La recente sentenza della Corte d’Appello di Roma ridefinisce un precedente legale significativo, riconoscendo a un ex carabiniere lo status di vittima del dovere in un’operazione complessa e rischiosa.
L’uomo, in servizio il 4 giugno 2014, subì un violentissimo impatto automobilistico mentre si dirigeva prontamente verso un’area teatro di segnalazioni di colpi d’arma da fuoco, un episodio che lo ha lasciato con lesioni gravissime, inclusi un trauma cranico, fratture multiple alla colonna cervicale e al bacino, e una compromissione permanente della sua salute.
La decisione della Corte d’Appello, in aperto contrasto con il precedente giudizio di primo grado che lo aveva classificato come un mero “autista”, sottolinea l’importanza di una valutazione più attenta del ruolo e delle responsabilità operative dei militari impegnati in attività di contrasto alla criminalità organizzata.
La sentenza non si limita a riconoscere la gravità delle lesioni subite, ma ne evidenzia il nesso causale con l’attività istituzionale svolta, attività intrinsecamente legata alla protezione dell’ordine pubblico e alla sicurezza dei cittadini.

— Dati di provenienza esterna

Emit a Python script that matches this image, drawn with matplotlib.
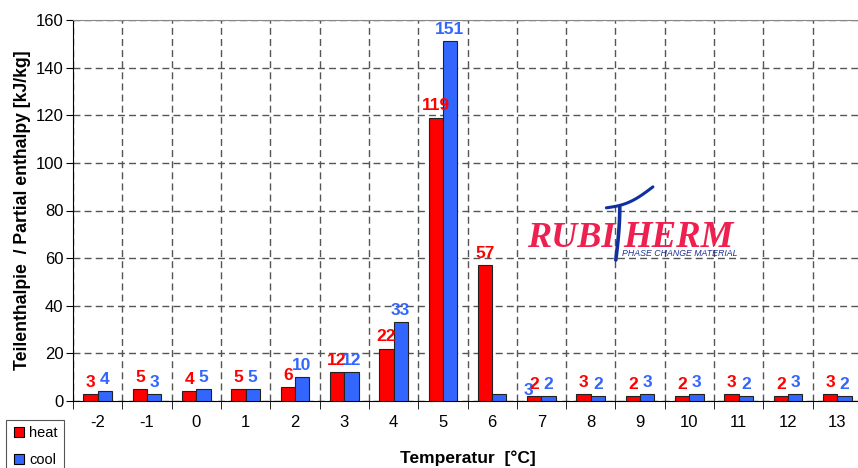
import matplotlib.pyplot as plt
from matplotlib.lines import Line2D
import numpy as np

plt.rcParams['font.family'] = ['Liberation Sans', 'DejaVu Sans']

# data
temps = ['-2', '-1', '0', '1', '2', '3', '4', '5', '6', '7', '8', '9', '10', '11', '12', '13']
heat = [3, 5, 4, 5, 6, 12, 22, 119, 57, 2, 3, 2, 2, 3, 2, 3]
cool = [4, 3, 5, 5, 10, 12, 33, 151, 3, 2, 2, 3, 3, 2, 3, 2]

red = '#FF0000'
blue = '#3366FF'
grid_col = '#555555'

fig = plt.figure(figsize=(8.58, 4.68), dpi=100)
ax = fig.add_axes([73 / 858, 67 / 468, 789 / 858, 381 / 468])

x = np.arange(len(temps))
w = 0.29
ax.bar(x - w / 2, heat, w, color=red, edgecolor='#222222', linewidth=0.8, zorder=3)
ax.bar(x + w / 2, cool, w, color=blue, edgecolor='#222222', linewidth=0.8, zorder=3)

# value labels
for i in range(len(temps)):
    ax.annotate(str(heat[i]), (x[i] - w / 2, heat[i]), xytext=(0, 3), textcoords='offset points',
                ha='center', va='bottom', color=red, fontsize=12.5, fontweight='bold', zorder=4)
    dx = 0
    dy = 3
    if i == 8:
        # the label of this bar sits shifted in the original
        dx = 21
        dy = -3
    ax.annotate(str(cool[i]), (x[i] + w / 2, cool[i]), xytext=(dx, dy), textcoords='offset points',
                ha='center', va='bottom', color=blue, fontsize=12.5, fontweight='bold', zorder=4)

ax.set_xlim(-0.5, len(temps) - 0.5)
ax.set_ylim(0, 160)
ax.set_yticks(np.arange(0, 161, 20))
ax.set_xticks(x)
ax.set_xticklabels(temps)
ax.set_xticks(np.arange(-0.5, len(temps), 1), minor=True)
ax.tick_params(axis='x', which='major', length=0, labelsize=12, pad=10)
ax.tick_params(axis='x', which='minor', length=6, direction='out', color='black')
ax.tick_params(axis='y', length=5, direction='out', labelsize=12, pad=2)

ax.grid(axis='y', which='major', color=grid_col, linestyle=(0, (5, 3)), linewidth=1, zorder=0)
ax.grid(axis='x', which='minor', color=grid_col, linestyle=(0, (5, 3)), linewidth=1, zorder=0)

ax.spines['right'].set_visible(False)
ax.spines['top'].set_color('#888888')
ax.spines['left'].set_color('black')
ax.spines['bottom'].set_color('black')

ax.set_ylabel('Teilenthalpie  / Partial enthalpy [kJ/kg]', fontsize=12.7, fontweight='bold', labelpad=3)
ax.set_xlabel('Temperatur  [°C]', fontsize=12.5, fontweight='bold', labelpad=15)

# logo
ax.text(0.575, 0.404, 'RUBI', transform=ax.transAxes, fontsize=26, fontweight='bold', style='italic',
        family='Liberation Serif', color='#EE2050', ha='left', va='baseline')
ax.text(0.697, 0.404, 'HERM', transform=ax.transAxes, fontsize=26.5, fontweight='bold', style='italic',
        family='Liberation Serif', color='#EE2050', ha='left', va='baseline')
ax.text(0.696, 0.381, 'PHASE CHANGE MATERIAL', transform=ax.transAxes, fontsize=6.3, style='italic',
        color='#203090', ha='left', va='baseline')
t = np.linspace(0, 1, 30)
stem_x = 0.688 + 0.005 * np.sin(np.pi * t * 0.5)
stem_y = 0.37 + 0.14 * t
ax.plot(stem_x, stem_y, transform=ax.transAxes, color='#1030A0', linewidth=2.6, solid_capstyle='round', zorder=5)
sw_x = 0.676 + 0.059 * t
sw_y = 0.507 - 0.012 * np.sin(np.pi * t) + 0.055 * t
ax.plot(sw_x, sw_y, transform=ax.transAxes, color='#1030A0', linewidth=2.2, solid_capstyle='round', zorder=5)

handles = [Line2D([], [], linestyle='none', marker='s', markersize=6.5, markerfacecolor=red,
                  markeredgecolor='black', markeredgewidth=0.8),
           Line2D([], [], linestyle='none', marker='s', markersize=6.5, markerfacecolor=blue,
                  markeredgecolor='black', markeredgewidth=0.8)]
leg = fig.legend(handles, ['heat', 'cool'], loc='upper left', bbox_to_anchor=(6 / 858, 1 - 420 / 468),
                 borderaxespad=0, fontsize=10.5, handlelength=1.0, handletextpad=0.2,
                 labelspacing=0.9, borderpad=0.4, fancybox=False, framealpha=1, edgecolor='#555555')
leg.get_frame().set_linewidth(0.8)

fig.savefig('out.png', dpi=100)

L’operazione in corso, spiega la Corte, rientra pienamente nell’ambito delle funzioni di polizia e non richiede un livello di rischio eccezionale rispetto a quello normalmente connesso al servizio.
L’accoglimento del ricorso da parte della Corte d’Appello comporta per l’ex militare, oggi in congedo, un risarcimento economico di circa 400.000 euro per i periodi precedenti e l’erogazione di una pensione mensile di 2.300 euro, benefici derivanti dal riconoscimento formale del suo status di vittima del dovere.
L’amarezza per la lunga e faticosa battaglia legale, durata anni, traspare dalle sue dichiarazioni.
L’ex carabiniere ha espresso il suo rammarico per aver dovuto adoperarsi così a lungo per ottenere giustizia, un diritto che riteneva scontato dedicando la sua vita al servizio dello Stato con assoluta lealtà e professionalità.
La vittoria legale non è percepita solo come un successo personale, ma come un omaggio e un tributo a tutti i commilitoni caduti nell’adempimento del loro dovere, un monito costante sull’importanza di tutelare e valorizzare il personale delle forze dell’ordine, spesso esposto a rischi elevati in prima linea nella difesa della legalità.
La sentenza, inoltre, pone l’accento sulla necessità di un’interpretazione più ampia e sensibile delle definizioni giuridiche relative al servizio attivo e ai relativi rischi, garantendo una tutela adeguata a coloro che, con abnegazione e coraggio, operano per la sicurezza della collettività.